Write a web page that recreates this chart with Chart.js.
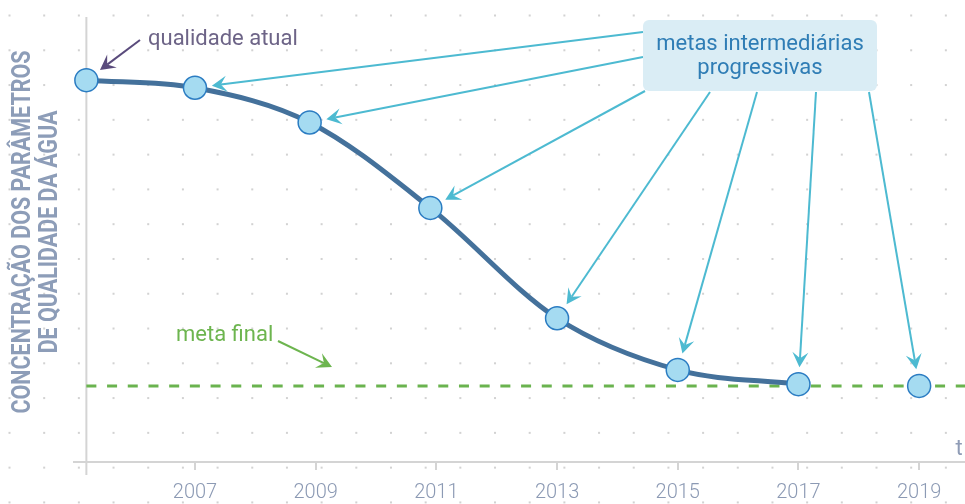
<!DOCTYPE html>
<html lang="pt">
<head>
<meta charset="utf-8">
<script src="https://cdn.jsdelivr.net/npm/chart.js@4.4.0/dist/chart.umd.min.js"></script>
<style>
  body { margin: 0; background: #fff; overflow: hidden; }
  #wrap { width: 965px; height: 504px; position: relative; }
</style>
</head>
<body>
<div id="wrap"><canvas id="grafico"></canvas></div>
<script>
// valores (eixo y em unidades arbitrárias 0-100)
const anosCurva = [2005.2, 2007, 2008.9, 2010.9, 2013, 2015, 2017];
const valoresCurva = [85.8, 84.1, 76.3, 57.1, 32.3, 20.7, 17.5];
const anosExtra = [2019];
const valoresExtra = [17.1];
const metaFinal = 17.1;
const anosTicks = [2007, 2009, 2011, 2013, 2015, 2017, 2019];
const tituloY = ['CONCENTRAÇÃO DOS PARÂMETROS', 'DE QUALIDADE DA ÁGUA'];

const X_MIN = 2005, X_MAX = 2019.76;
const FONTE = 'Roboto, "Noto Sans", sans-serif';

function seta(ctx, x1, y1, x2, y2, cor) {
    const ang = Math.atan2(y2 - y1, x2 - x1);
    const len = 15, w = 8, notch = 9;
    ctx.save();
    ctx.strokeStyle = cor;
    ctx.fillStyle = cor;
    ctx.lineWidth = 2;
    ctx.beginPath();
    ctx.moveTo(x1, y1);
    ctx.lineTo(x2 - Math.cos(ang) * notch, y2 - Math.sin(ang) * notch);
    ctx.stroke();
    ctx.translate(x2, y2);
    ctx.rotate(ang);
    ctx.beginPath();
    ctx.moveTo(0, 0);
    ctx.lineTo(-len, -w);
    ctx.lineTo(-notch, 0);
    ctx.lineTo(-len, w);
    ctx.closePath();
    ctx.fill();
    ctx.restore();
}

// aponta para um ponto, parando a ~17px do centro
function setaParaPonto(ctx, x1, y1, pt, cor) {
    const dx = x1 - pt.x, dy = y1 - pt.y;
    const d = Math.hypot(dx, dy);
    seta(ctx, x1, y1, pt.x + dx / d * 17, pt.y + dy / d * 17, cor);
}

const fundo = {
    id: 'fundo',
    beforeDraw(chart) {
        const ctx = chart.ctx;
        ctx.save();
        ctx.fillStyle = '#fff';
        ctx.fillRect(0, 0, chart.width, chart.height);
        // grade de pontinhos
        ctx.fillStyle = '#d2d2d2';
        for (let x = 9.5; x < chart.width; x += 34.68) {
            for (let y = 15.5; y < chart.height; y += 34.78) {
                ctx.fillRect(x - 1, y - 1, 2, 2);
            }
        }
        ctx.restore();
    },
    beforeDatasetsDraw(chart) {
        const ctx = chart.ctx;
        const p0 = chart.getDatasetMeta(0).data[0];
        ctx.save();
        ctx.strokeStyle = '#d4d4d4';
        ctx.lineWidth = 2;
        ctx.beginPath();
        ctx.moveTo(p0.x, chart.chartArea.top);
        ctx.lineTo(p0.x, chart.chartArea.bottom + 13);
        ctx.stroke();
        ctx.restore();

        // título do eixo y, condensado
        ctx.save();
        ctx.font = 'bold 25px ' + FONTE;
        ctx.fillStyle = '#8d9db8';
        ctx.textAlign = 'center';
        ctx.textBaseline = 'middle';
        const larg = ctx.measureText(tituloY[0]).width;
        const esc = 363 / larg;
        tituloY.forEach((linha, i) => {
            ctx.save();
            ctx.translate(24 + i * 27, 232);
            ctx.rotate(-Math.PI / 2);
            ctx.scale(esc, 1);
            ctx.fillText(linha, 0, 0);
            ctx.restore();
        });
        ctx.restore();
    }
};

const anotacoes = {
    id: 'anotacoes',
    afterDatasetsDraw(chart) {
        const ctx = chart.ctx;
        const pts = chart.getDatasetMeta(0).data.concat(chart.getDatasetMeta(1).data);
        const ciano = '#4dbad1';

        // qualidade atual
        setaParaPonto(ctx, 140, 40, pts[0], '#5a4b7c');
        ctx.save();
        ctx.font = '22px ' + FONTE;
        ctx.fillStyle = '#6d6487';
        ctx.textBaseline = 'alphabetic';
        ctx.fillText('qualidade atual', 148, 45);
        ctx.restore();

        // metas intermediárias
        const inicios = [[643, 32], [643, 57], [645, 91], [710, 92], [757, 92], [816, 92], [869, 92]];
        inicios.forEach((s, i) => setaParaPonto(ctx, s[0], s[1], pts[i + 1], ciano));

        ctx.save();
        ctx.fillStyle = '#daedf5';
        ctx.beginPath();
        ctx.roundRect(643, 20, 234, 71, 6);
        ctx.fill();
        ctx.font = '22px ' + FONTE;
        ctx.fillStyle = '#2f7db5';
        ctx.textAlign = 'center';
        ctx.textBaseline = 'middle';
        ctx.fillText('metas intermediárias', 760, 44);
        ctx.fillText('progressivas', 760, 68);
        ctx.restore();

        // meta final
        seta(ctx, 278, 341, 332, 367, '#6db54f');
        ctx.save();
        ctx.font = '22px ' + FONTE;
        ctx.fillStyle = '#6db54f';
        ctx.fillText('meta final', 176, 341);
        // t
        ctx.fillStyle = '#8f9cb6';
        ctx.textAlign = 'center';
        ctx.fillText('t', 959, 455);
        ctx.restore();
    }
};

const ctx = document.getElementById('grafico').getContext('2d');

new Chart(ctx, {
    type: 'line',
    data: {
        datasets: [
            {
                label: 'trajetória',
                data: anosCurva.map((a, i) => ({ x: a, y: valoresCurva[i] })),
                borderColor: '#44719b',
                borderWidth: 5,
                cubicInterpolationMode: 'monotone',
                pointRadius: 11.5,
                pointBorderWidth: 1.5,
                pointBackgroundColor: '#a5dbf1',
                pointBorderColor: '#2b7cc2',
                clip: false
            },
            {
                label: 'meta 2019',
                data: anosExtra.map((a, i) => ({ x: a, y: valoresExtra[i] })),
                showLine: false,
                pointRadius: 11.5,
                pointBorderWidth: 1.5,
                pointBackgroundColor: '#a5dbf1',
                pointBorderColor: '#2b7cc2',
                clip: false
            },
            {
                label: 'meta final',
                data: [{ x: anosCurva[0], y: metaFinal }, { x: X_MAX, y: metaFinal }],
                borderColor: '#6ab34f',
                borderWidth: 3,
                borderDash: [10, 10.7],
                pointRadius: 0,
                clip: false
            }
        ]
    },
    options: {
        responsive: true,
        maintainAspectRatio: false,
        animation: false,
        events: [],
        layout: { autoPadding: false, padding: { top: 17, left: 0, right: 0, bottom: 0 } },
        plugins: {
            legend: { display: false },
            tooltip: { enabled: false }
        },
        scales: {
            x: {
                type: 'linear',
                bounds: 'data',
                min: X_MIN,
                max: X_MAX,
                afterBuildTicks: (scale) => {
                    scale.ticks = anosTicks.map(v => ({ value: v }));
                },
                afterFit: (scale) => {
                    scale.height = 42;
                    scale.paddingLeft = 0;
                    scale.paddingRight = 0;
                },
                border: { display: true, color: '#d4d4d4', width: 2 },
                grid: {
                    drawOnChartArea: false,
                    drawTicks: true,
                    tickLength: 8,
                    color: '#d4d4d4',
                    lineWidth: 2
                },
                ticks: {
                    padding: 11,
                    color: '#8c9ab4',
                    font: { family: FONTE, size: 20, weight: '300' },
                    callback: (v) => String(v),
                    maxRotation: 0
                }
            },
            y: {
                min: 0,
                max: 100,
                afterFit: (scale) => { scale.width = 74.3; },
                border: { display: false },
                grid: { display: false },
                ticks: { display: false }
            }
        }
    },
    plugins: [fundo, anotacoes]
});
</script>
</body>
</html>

◇ ◇ ◇

### Work to be completed:
Copy out the whole listing exactly, and don't carry over any pictures.

### Exercise response:
Write a web page that recreates this chart with Chart.js.
<!DOCTYPE html>
<html lang="pt">
<head>
<meta charset="utf-8">
<script src="https://cdn.jsdelivr.net/npm/chart.js@4.4.0/dist/chart.umd.min.js"></script>
<style>
  body { margin: 0; background: #fff; overflow: hidden; }
  #wrap { width: 965px; height: 504px; position: relative; }
</style>
</head>
<body>
<div id="wrap"><canvas id="grafico"></canvas></div>
<script>
// valores (eixo y em unidades arbitrárias 0-100)
const anosCurva = [2005.2, 2007, 2008.9, 2010.9, 2013, 2015, 2017];
const valoresCurva = [85.8, 84.1, 76.3, 57.1, 32.3, 20.7, 17.5];
const anosExtra = [2019];
const valoresExtra = [17.1];
const metaFinal = 17.1;
const anosTicks = [2007, 2009, 2011, 2013, 2015, 2017, 2019];
const tituloY = ['CONCENTRAÇÃO DOS PARÂMETROS', 'DE QUALIDADE DA ÁGUA'];

const X_MIN = 2005, X_MAX = 2019.76;
const FONTE = 'Roboto, "Noto Sans", sans-serif';

function seta(ctx, x1, y1, x2, y2, cor) {
    const ang = Math.atan2(y2 - y1, x2 - x1);
    const len = 15, w = 8, notch = 9;
    ctx.save();
    ctx.strokeStyle = cor;
    ctx.fillStyle = cor;
    ctx.lineWidth = 2;
    ctx.beginPath();
    ctx.moveTo(x1, y1);
    ctx.lineTo(x2 - Math.cos(ang) * notch, y2 - Math.sin(ang) * notch);
    ctx.stroke();
    ctx.translate(x2, y2);
    ctx.rotate(ang);
    ctx.beginPath();
    ctx.moveTo(0, 0);
    ctx.lineTo(-len, -w);
    ctx.lineTo(-notch, 0);
    ctx.lineTo(-len, w);
    ctx.closePath();
    ctx.fill();
    ctx.restore();
}

// aponta para um ponto, parando a ~17px do centro
function setaParaPonto(ctx, x1, y1, pt, cor) {
    const dx = x1 - pt.x, dy = y1 - pt.y;
    const d = Math.hypot(dx, dy);
    seta(ctx, x1, y1, pt.x + dx / d * 17, pt.y + dy / d * 17, cor);
}

const fundo = {
    id: 'fundo',
    beforeDraw(chart) {
        const ctx = chart.ctx;
        ctx.save();
        ctx.fillStyle = '#fff';
        ctx.fillRect(0, 0, chart.width, chart.height);
        // grade de pontinhos
        ctx.fillStyle = '#d2d2d2';
        for (let x = 9.5; x < chart.width; x += 34.68) {
            for (let y = 15.5; y < chart.height; y += 34.78) {
                ctx.fillRect(x - 1, y - 1, 2, 2);
            }
        }
        ctx.restore();
    },
    beforeDatasetsDraw(chart) {
        const ctx = chart.ctx;
        const p0 = chart.getDatasetMeta(0).data[0];
        ctx.save();
        ctx.strokeStyle = '#d4d4d4';
        ctx.lineWidth = 2;
        ctx.beginPath();
        ctx.moveTo(p0.x, chart.chartArea.top);
        ctx.lineTo(p0.x, chart.chartArea.bottom + 13);
        ctx.stroke();
        ctx.restore();

        // título do eixo y, condensado
        ctx.save();
        ctx.font = 'bold 25px ' + FONTE;
        ctx.fillStyle = '#8d9db8';
        ctx.textAlign = 'center';
        ctx.textBaseline = 'middle';
        const larg = ctx.measureText(tituloY[0]).width;
        const esc = 363 / larg;
        tituloY.forEach((linha, i) => {
            ctx.save();
            ctx.translate(24 + i * 27, 232);
            ctx.rotate(-Math.PI / 2);
            ctx.scale(esc, 1);
            ctx.fillText(linha, 0, 0);
            ctx.restore();
        });
        ctx.restore();
    }
};

const anotacoes = {
    id: 'anotacoes',
    afterDatasetsDraw(chart) {
        const ctx = chart.ctx;
        const pts = chart.getDatasetMeta(0).data.concat(chart.getDatasetMeta(1).data);
        const ciano = '#4dbad1';

        // qualidade atual
        setaParaPonto(ctx, 140, 40, pts[0], '#5a4b7c');
        ctx.save();
        ctx.font = '22px ' + FONTE;
        ctx.fillStyle = '#6d6487';
        ctx.textBaseline = 'alphabetic';
        ctx.fillText('qualidade atual', 148, 45);
        ctx.restore();

        // metas intermediárias
        const inicios = [[643, 32], [643, 57], [645, 91], [710, 92], [757, 92], [816, 92], [869, 92]];
        inicios.forEach((s, i) => setaParaPonto(ctx, s[0], s[1], pts[i + 1], ciano));

        ctx.save();
        ctx.fillStyle = '#daedf5';
        ctx.beginPath();
        ctx.roundRect(643, 20, 234, 71, 6);
        ctx.fill();
        ctx.font = '22px ' + FONTE;
        ctx.fillStyle = '#2f7db5';
        ctx.textAlign = 'center';
        ctx.textBaseline = 'middle';
        ctx.fillText('metas intermediárias', 760, 44);
        ctx.fillText('progressivas', 760, 68);
        ctx.restore();

        // meta final
        seta(ctx, 278, 341, 332, 367, '#6db54f');
        ctx.save();
        ctx.font = '22px ' + FONTE;
        ctx.fillStyle = '#6db54f';
        ctx.fillText('meta final', 176, 341);
        // t
        ctx.fillStyle = '#8f9cb6';
        ctx.textAlign = 'center';
        ctx.fillText('t', 959, 455);
        ctx.restore();
    }
};

const ctx = document.getElementById('grafico').getContext('2d');

new Chart(ctx, {
    type: 'line',
    data: {
        datasets: [
            {
                label: 'trajetória',
                data: anosCurva.map((a, i) => ({ x: a, y: valoresCurva[i] })),
                borderColor: '#44719b',
                borderWidth: 5,
                cubicInterpolationMode: 'monotone',
                pointRadius: 11.5,
                pointBorderWidth: 1.5,
                pointBackgroundColor: '#a5dbf1',
                pointBorderColor: '#2b7cc2',
                clip: false
            },
            {
                label: 'meta 2019',
                data: anosExtra.map((a, i) => ({ x: a, y: valoresExtra[i] })),
                showLine: false,
                pointRadius: 11.5,
                pointBorderWidth: 1.5,
                pointBackgroundColor: '#a5dbf1',
                pointBorderColor: '#2b7cc2',
                clip: false
            },
            {
                label: 'meta final',
                data: [{ x: anosCurva[0], y: metaFinal }, { x: X_MAX, y: metaFinal }],
                borderColor: '#6ab34f',
                borderWidth: 3,
                borderDash: [10, 10.7],
                pointRadius: 0,
                clip: false
            }
        ]
    },
    options: {
        responsive: true,
        maintainAspectRatio: false,
        animation: false,
        events: [],
        layout: { autoPadding: false, padding: { top: 17, left: 0, right: 0, bottom: 0 } },
        plugins: {
            legend: { display: false },
            tooltip: { enabled: false }
        },
        scales: {
            x: {
                type: 'linear',
                bounds: 'data',
                min: X_MIN,
                max: X_MAX,
                afterBuildTicks: (scale) => {
                    scale.ticks = anosTicks.map(v => ({ value: v }));
                },
                afterFit: (scale) => {
                    scale.height = 42;
                    scale.paddingLeft = 0;
                    scale.paddingRight = 0;
                },
                border: { display: true, color: '#d4d4d4', width: 2 },
                grid: {
                    drawOnChartArea: false,
                    drawTicks: true,
                    tickLength: 8,
                    color: '#d4d4d4',
                    lineWidth: 2
                },
                ticks: {
                    padding: 11,
                    color: '#8c9ab4',
                    font: { family: FONTE, size: 20, weight: '300' },
                    callback: (v) => String(v),
                    maxRotation: 0
                }
            },
            y: {
                min: 0,
                max: 100,
                afterFit: (scale) => { scale.width = 74.3; },
                border: { display: false },
                grid: { display: false },
                ticks: { display: false }
            }
        }
    },
    plugins: [fundo, anotacoes]
});
</script>
</body>
</html>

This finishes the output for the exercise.